We’ll discuss when we return. By then, you need to have:

  1. finished watching the episode above. (I also recommend catching up on any you’ve missed.)
  2. read the handout I gave you, “Prime Time Relevance,” from Ella Taylor’s Prime Time Families. Do expect a quiz.
  3. read over the other handouts I gave you — including the one about a show we DIDN’T watch, but is historically significant: the 1968 debut of Julia, which featured not only the first African-American female lead in a sitcom, but also featured (as best I can tell) the first single mother. (She beat Shirley Partridge by two years. Both, of course, were widowed.)
  4. Read carefully this handout about the seismic social changes that occurred between 1968 and 1973: family-values-60s-70s

These changes affected, in particular, the idea of the nuclear family, as well as what you can/can’t show via the mass media. (TV in particular, of course.) The legal aspects mentioned, which affected divorce law, access to legal abortion, equal rights and the rest, had dramatic effects in very short order. And all of that would show itself quickly onscreen.

Television essentially dealt with these rapid social changes in three waves:

1. The “safe and (largely) successful” shows, like The Brady Bunch and The Partridge Family, which essentially gave the nuclear family a day-glo, hippie-era makeover, but only paid lip service to the major changes occurring in society. (Julia essentially falls into the same category.)
2. The “edgier and (largely) unsuccessful” shows, like The Mod Squad and The Headmaster, which tried to address some of the larger issues, at least in passing, but failed to capture a substantial audience.
3. The “edgy and (largely) successful” shows of the 1970s, two of which will will see when we return.

BatCat: We are leaving to go on break in a pretty good situation – the designs are largely locked in, we are (very close) to being able to order materials, the edits are pretty much complete. Over break I will be working on laying these things out; hopefully when we return we’ll be ready to go right into production.

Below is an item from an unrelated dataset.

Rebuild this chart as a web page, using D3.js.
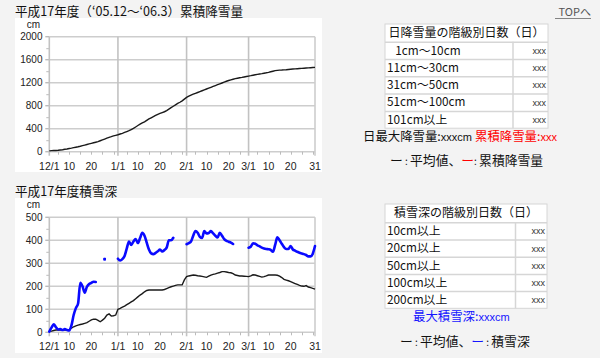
<!DOCTYPE html>
<html><head><meta charset="utf-8">
<script src="https://cdn.jsdelivr.net/npm/d3@7"></script>
<style>
html,body{margin:0;padding:0;background:#f3f3f3;}
svg{display:block;}
text{font-family:"Noto Sans CJK JP","Noto Sans",sans-serif;}
.num{font-family:"Liberation Sans",Arial,sans-serif;}
</style></head>
<body>
<svg id="c" width="600" height="358"></svg>
<script>
// ---------- data ----------
const startDate = new Date(2005, 11, 1);
const endDate = new Date(2006, 2, 31);
const xTickDates = ["2005-12-01","2005-12-10","2005-12-20","2006-01-01","2006-01-10","2006-01-20","2006-02-01","2006-02-10","2006-02-20","2006-03-01","2006-03-10","2006-03-20","2006-03-31"];
const xTickLabels = ["12/1","10","20","1/1","10","20","2/1","10","20","3/1","10","20","31"];
const monthStarts = ["2006-01-01","2006-02-01","2006-03-01"];

const snowfallTicks = [0,400,800,1200,1600,2000];
const depthTicks = [0,100,200,300,400,500];

// 累積降雪量 平均値 (cm), daily Dec 1 – Mar 31
const avgCumSnowfall = [
 15,18,20,22,25,30,35,42,48,55,62,70,78,86,95,105,115,125,135,145,155,165,175,190,205,220,235,250,262,275,285,
 295,308,320,335,350,365,385,405,430,455,480,500,520,545,570,590,610,630,650,665,680,695,715,740,765,790,815,840,860,885,915,
 945,965,985,1000,1015,1030,1045,1060,1075,1090,1105,1120,1135,1150,1165,1180,1195,1210,1225,1238,1250,1260,1270,1278,1285,1292,1300,1308,
 1315,1322,1330,1338,1345,1352,1358,1365,1372,1380,1390,1400,1410,1415,1418,1420,1423,1426,1430,1434,1437,1440,1443,1446,1449,1452,1455,1458,1461,1464,1466
];
// 積雪深 平均値 (cm)
const avgDepth = [
 3,5,8,10,10,10,10,10,10,13,18,24,28,31,34,36,39,42,48,54,57,57,52,46,53,61,75,80,71,72,75,
 100,104,109,114,120,126,132,138,146,154,162,168,176,182,184,184,184,184,184,184,184,186,190,194,198,201,204,206,206,206,228,
 242,245,247,249,248,246,245,243,241,239,244,249,252,254,257,260,264,264,262,260,259,255,249,247,245,245,244,243,
 242,245,250,249,246,243,240,242,245,249,249,249,249,248,244,238,230,227,224,220,216,212,208,204,201,200,203,197,194,191,188
];
// 積雪深 (cm), null = 欠測
const depth = [
 3,20,35,22,12,14,10,14,10,8,30,75,105,125,215,200,172,198,210,215,220,219,null,null,null,318,null,null,null,null,null,
 320,312,318,332,365,395,380,395,405,388,410,433,420,390,360,343,340,345,352,360,351,358,368,400,400,411,null,null,null,null,null,
 383,388,395,420,440,433,415,410,440,430,432,440,430,420,412,433,420,405,398,394,390,384,null,null,null,null,null,null,
 368,372,387,385,378,374,368,364,362,361,358,350,380,413,400,385,370,362,362,375,360,355,350,346,343,340,336,330,330,342,375
];

const table1Title = "日降雪量の階級別日数（日）";
const table1Rows = ["\u2002\u20091cm～10cm","11cm～30cm","31cm～50cm","51cm～100cm","101cm以上"];
const table1Vals = ["xxx","xxx","xxx","xxx","xxx"];
const table2Title = "積雪深の階級別日数（日）";
const table2Rows = ["10cm以上","20cm以上","50cm以上","100cm以上","200cm以上"];
const table2Vals = ["xxx","xxx","xxx","xxx","xxx"];

// ---------- drawing ----------
const svg = d3.select("#c");
const parse = d3.timeParse("%Y-%m-%d");
const dates = d3.timeDay.range(startDate, d3.timeDay.offset(endDate, 1));

// white panels
svg.append("rect").attr("x",15).attr("y",18).attr("width",307).attr("height",154).attr("fill","#fff");
svg.append("rect").attr("x",15).attr("y",198).attr("width",307).attr("height",155).attr("fill","#fff");

function chart(cfg){
  const g = svg.append("g");
  const x = d3.scaleTime().domain([startDate, endDate]).range([49.3, 315]);
  const y = d3.scaleLinear().domain([0, cfg.max]).range([cfg.bottom, cfg.top]);
  // title
  svg.append("text").attr("x",15).attr("y",cfg.titleY).attr("font-size",12.6).attr("fill","#111").text(cfg.title);
  // horizontal grid
  g.selectAll(".hg").data(cfg.ticks).join("line")
    .attr("x1",x.range()[0]).attr("x2",x.range()[1])
    .attr("y1",d=>y(d)).attr("y2",d=>y(d))
    .attr("stroke","#cdcdcd").attr("stroke-width",1.6);
  // minor y ticks
  const minor = d3.range(0, cfg.max + 1e-9, cfg.step/2).filter(v => !cfg.ticks.includes(v));
  g.selectAll(".my").data(minor).join("line")
    .attr("x1",x.range()[0]-3).attr("x2",x.range()[0])
    .attr("y1",d=>y(d)+0.5).attr("y2",d=>y(d)+0.5).attr("stroke","#bbb");
  g.selectAll(".My").data(cfg.ticks).join("line")
    .attr("x1",x.range()[0]-4).attr("x2",x.range()[0])
    .attr("y1",d=>y(d)).attr("y2",d=>y(d)).attr("stroke","#bbb").attr("stroke-width",1.4);
  // vertical grid (month starts) + borders
  const vlines = [startDate, ...monthStarts.map(parse)];
  g.selectAll(".vg").data(vlines).join("line")
    .attr("x1",d=>x(d)).attr("x2",d=>x(d))
    .attr("y1",y(cfg.max)).attr("y2",y(0)+4)
    .attr("stroke","#c2c2c2").attr("stroke-width",1.6);
  g.append("line").attr("x1",x(endDate)).attr("x2",x(endDate))
    .attr("y1",y(cfg.max)).attr("y2",y(0)+4).attr("stroke","#cdcdcd").attr("stroke-width",1.6);
  // minor x ticks every 5 days
  const minorX = dates.filter(d => d.getDate() % 5 === 0);
  g.selectAll(".mx").data(minorX).join("line")
    .attr("x1",d=>Math.round(x(d))+0.5).attr("x2",d=>Math.round(x(d))+0.5)
    .attr("y1",y(0)).attr("y2",y(0)+3).attr("stroke","#bbb");
  // y labels
  g.selectAll(".yl").data(cfg.ticks).join("text").attr("class","num")
    .attr("x",42.5).attr("y",d=>y(d)+3.5).attr("text-anchor","end")
    .attr("font-size",10).attr("fill","#222").text(d=>d);
  g.append("text").attr("class","num").attr("x",40).attr("y",cfg.top-9).attr("text-anchor","end")
    .attr("font-size",10).attr("fill","#222").text("cm");
  // x labels
  g.selectAll(".xl").data(xTickDates).join("text").attr("class","num")
    .attr("x",d=>x(parse(d))).attr("y",y(0)+18).attr("text-anchor","middle")
    .attr("font-size",10.5).attr("fill","#222").text((d,i)=>xTickLabels[i]);
  return {g,x,y};
}

// chart 1: 累積降雪量
const c1 = chart({title:"平成17年度（‘05.12～‘06.3）累積降雪量", titleY:16, top:36.7, bottom:151.7, max:2000, step:400, ticks:snowfallTicks});
c1.g.append("path").datum(avgCumSnowfall)
  .attr("d", d3.line().x((d,i)=>c1.x(dates[i])).y(d=>c1.y(d)))
  .attr("fill","none").attr("stroke","#1a1a1a").attr("stroke-width",1.4);

// chart 2: 積雪深
const c2 = chart({title:"平成17年度積雪深", titleY:196, top:217.3, bottom:332.3, max:500, step:100, ticks:depthTicks});
c2.g.append("path").datum(avgDepth)
  .attr("d", d3.line().x((d,i)=>c2.x(dates[i])).y(d=>c2.y(d)))
  .attr("fill","none").attr("stroke","#1a1a1a").attr("stroke-width",1.4);
c2.g.append("path").datum(depth)
  .attr("d", d3.line().defined(d=>d!=null).curve(d3.curveMonotoneX).x((d,i)=>c2.x(dates[i])).y(d=>c2.y(d)))
  .attr("fill","none").attr("stroke","#0a0aff").attr("stroke-width",2.6).attr("stroke-linejoin","round").attr("stroke-linecap","round");
const isolated = depth.map((d,i)=>({d,i})).filter(o=>o.d!=null && depth[o.i-1]==null && depth[o.i+1]==null);
c2.g.selectAll(".dot").data(isolated).join("rect")
  .attr("x",o=>c2.x(dates[o.i])-1.3).attr("y",o=>c2.y(o.d)-1.3).attr("width",2.6).attr("height",2.6).attr("fill","#0a0aff");

// TOP link
svg.append("text").attr("x",591).attr("y",16).attr("text-anchor","end")
  .attr("font-size",11).attr("fill","#555").text("TOPへ");
svg.append("line").attr("x1",555).attr("x2",591).attr("y1",18.5).attr("y2",18.5).attr("stroke","#666").attr("stroke-width",0.8);

// tables
function table(cfg){
  const g = svg.append("g");
  const hdrH = cfg.hdrH, rowH = cfg.rowH;
  const total = hdrH + rowH*cfg.rows.length;
  g.append("rect").attr("x",cfg.x0).attr("y",cfg.y0).attr("width",cfg.x1-cfg.x0).attr("height",total)
    .attr("fill","#fff").attr("stroke","#d6d6d6");
  g.append("text").attr("x",(cfg.x0+cfg.x1)/2).attr("y",cfg.y0+hdrH/2+4.3).attr("text-anchor","middle")
    .attr("font-size",12).attr("fill","#111").text(cfg.title);
  const ys = cfg.rows.map((r,i)=>cfg.y0+hdrH+i*rowH);
  g.selectAll(".rl").data(ys).join("line").attr("x1",cfg.x0).attr("x2",cfg.x1)
    .attr("y1",d=>d+0.5).attr("y2",d=>d+0.5).attr("stroke","#d6d6d6").attr("stroke-width",1.5);
  g.append("line").attr("x1",cfg.xs+0.5).attr("x2",cfg.xs+0.5).attr("y1",cfg.y0+hdrH).attr("y2",cfg.y0+total)
    .attr("stroke","#d6d6d6").attr("stroke-width",1.5);
  g.selectAll(".rt").data(cfg.rows).join("text").attr("xml:space","preserve").style("white-space","pre")
    .attr("x",cfg.x0+2).attr("y",(d,i)=>ys[i]+rowH/2+4.2).attr("font-size",11.8).attr("fill","#111").text(d=>d);
  g.selectAll(".rv").data(cfg.vals).join("text").attr("class","num")
    .attr("x",cfg.x1-2).attr("y",(d,i)=>ys[i]+rowH/2+3.5).attr("text-anchor","end")
    .attr("font-size",9).attr("fill","#333").text(d=>d);
}
table({x0:385,x1:548,xs:512.5,y0:24,hdrH:17.7,rowH:17.3,title:table1Title,rows:table1Rows,vals:table1Vals});
table({x0:385,x1:547,xs:515,y0:204,hdrH:18.3,rowH:17.2,title:table2Title,rows:table2Rows,vals:table2Vals});

// notes
const n1 = svg.append("text").attr("x",363).attr("y",141).attr("font-size",12.4).attr("fill","#111");
n1.append("tspan").text("日最大降雪量:");
n1.append("tspan").attr("class","num").attr("font-size",11).text("xxxcm ");
n1.append("tspan").attr("fill","#f00").text("累積降雪量:");
n1.append("tspan").attr("class","num").attr("fill","#f00").attr("font-size",11).text("xxx");

const l1 = svg.append("text").attr("x",390).attr("y",165).attr("font-size",12.8).attr("fill","#111");
l1.append("tspan").text("ー");
l1.append("tspan").attr("font-size",10).text(" : ");
l1.append("tspan").text("平均値、");
l1.append("tspan").attr("fill","#f00").text("ー");
l1.append("tspan").attr("font-size",10).text(": ");
l1.append("tspan").text("累積降雪量");

const n2 = svg.append("text").attr("x",413).attr("y",321).attr("font-size",12.4).attr("fill","#1515ff");
n2.append("tspan").text("最大積雪深:");
n2.append("tspan").attr("class","num").attr("font-size",11).text("xxxcm");

const l2 = svg.append("text").attr("x",400).attr("y",345.5).attr("font-size",12.8).attr("fill","#111");
l2.append("tspan").text("ー");
l2.append("tspan").attr("font-size",10).text(" : ");
l2.append("tspan").text("平均値、");
l2.append("tspan").attr("fill","#1515ff").text("ー");
l2.append("tspan").attr("font-size",10).text(" : ");
l2.append("tspan").text("積雪深");
</script>
</body></html>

We are tabling the weekend class discussion for now; if nothing else, we will use May 6 as a work day, since we’ll probably in a pretty busy spot at that time. We’ll discuss this when we get back from break.

Comedy: Arrested Development Day:

  • Season 2, Episode 1, “The One Where Michael Leaves”
  • Season 2, Episode 2, “The One Where They Build A House”
  • Season 2, Episode 3, “Amigos”

Survey: Screenwriting: Sorry for the late update. There were a lot of people absent, but what we did was this: we sat around a table and everyone took turns reading their loglines aloud. Everyone else rated them on the spot, from 1 (would not watch) to 5 (would pay to see it). So if you were absent, please check in with your partner – they should have this feedback and you should discuss it with one another.

Over break, you had the opportunity to revise, if you wanted. On Monday, when we return, we’ll regroup and see where we’re at. So, good news – no new homework, technically, unless you choose to revise.